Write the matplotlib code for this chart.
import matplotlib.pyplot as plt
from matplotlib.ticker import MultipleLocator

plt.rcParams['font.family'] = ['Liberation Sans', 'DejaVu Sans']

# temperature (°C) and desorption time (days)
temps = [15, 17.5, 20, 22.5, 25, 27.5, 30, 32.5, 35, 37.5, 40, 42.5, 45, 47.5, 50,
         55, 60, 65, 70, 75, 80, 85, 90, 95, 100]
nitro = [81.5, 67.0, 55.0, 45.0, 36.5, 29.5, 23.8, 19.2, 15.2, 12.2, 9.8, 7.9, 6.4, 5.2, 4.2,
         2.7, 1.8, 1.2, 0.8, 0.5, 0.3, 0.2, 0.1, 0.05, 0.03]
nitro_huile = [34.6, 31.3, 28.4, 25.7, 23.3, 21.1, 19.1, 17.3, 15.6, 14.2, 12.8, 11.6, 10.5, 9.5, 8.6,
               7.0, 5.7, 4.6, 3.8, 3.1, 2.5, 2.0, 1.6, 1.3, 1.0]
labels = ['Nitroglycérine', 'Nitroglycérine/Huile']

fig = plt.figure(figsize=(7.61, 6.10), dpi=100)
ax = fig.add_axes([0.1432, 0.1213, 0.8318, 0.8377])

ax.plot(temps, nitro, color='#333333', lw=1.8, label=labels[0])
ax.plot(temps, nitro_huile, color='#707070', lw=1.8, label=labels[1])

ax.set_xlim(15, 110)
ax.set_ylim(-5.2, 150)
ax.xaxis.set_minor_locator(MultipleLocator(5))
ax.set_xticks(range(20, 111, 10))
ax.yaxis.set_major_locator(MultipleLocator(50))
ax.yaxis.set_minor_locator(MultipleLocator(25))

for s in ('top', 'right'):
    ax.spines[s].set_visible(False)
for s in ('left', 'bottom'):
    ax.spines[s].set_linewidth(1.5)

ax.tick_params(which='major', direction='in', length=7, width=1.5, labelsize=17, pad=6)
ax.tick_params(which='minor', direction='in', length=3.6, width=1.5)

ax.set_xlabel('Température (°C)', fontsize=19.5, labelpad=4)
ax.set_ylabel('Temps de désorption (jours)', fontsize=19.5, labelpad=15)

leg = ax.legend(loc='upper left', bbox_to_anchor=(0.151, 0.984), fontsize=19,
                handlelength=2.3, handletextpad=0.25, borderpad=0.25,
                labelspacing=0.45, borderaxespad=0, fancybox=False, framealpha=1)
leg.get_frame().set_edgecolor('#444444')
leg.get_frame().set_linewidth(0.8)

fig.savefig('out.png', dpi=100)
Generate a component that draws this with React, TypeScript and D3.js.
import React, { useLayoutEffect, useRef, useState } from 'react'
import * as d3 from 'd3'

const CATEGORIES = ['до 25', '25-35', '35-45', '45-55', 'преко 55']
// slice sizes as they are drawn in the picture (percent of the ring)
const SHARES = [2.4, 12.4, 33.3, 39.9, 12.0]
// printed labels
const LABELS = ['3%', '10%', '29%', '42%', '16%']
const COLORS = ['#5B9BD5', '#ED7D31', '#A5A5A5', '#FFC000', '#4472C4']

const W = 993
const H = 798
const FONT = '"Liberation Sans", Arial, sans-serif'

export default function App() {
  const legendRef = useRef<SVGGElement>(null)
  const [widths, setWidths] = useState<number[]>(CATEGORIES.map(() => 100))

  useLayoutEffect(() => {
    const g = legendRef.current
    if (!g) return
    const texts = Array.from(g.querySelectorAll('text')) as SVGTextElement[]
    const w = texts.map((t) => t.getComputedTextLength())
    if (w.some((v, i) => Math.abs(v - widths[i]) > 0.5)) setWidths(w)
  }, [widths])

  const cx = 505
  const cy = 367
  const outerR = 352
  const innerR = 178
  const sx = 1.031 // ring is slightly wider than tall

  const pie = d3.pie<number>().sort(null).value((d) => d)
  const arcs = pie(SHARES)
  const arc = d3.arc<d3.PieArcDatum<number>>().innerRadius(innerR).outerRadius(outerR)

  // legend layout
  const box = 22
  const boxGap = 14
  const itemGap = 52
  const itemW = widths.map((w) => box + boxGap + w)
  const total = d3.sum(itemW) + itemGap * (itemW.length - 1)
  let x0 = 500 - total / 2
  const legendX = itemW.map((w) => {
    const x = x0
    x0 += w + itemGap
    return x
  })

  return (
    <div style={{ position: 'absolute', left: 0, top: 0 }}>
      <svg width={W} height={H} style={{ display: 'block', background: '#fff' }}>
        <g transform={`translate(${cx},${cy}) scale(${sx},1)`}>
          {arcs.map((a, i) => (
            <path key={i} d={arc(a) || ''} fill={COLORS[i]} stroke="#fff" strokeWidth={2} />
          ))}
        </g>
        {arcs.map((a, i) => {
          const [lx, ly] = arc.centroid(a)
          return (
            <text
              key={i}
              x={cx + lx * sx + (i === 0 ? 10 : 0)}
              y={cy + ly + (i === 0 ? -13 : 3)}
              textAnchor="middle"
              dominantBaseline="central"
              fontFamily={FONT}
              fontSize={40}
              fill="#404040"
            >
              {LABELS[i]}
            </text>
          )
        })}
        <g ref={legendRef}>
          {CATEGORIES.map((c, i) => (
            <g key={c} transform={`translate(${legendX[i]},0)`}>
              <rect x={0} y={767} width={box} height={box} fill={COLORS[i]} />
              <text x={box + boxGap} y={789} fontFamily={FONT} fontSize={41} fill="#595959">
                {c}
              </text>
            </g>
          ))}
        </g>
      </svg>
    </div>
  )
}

..........

## THE PROBLEM
In the entries above, find each line with the word "matplotlib" and show it.

## ANSWER TO THIS PROBLEM
Write the matplotlib code for this chart.
import matplotlib.pyplot as plt
from matplotlib.ticker import MultipleLocator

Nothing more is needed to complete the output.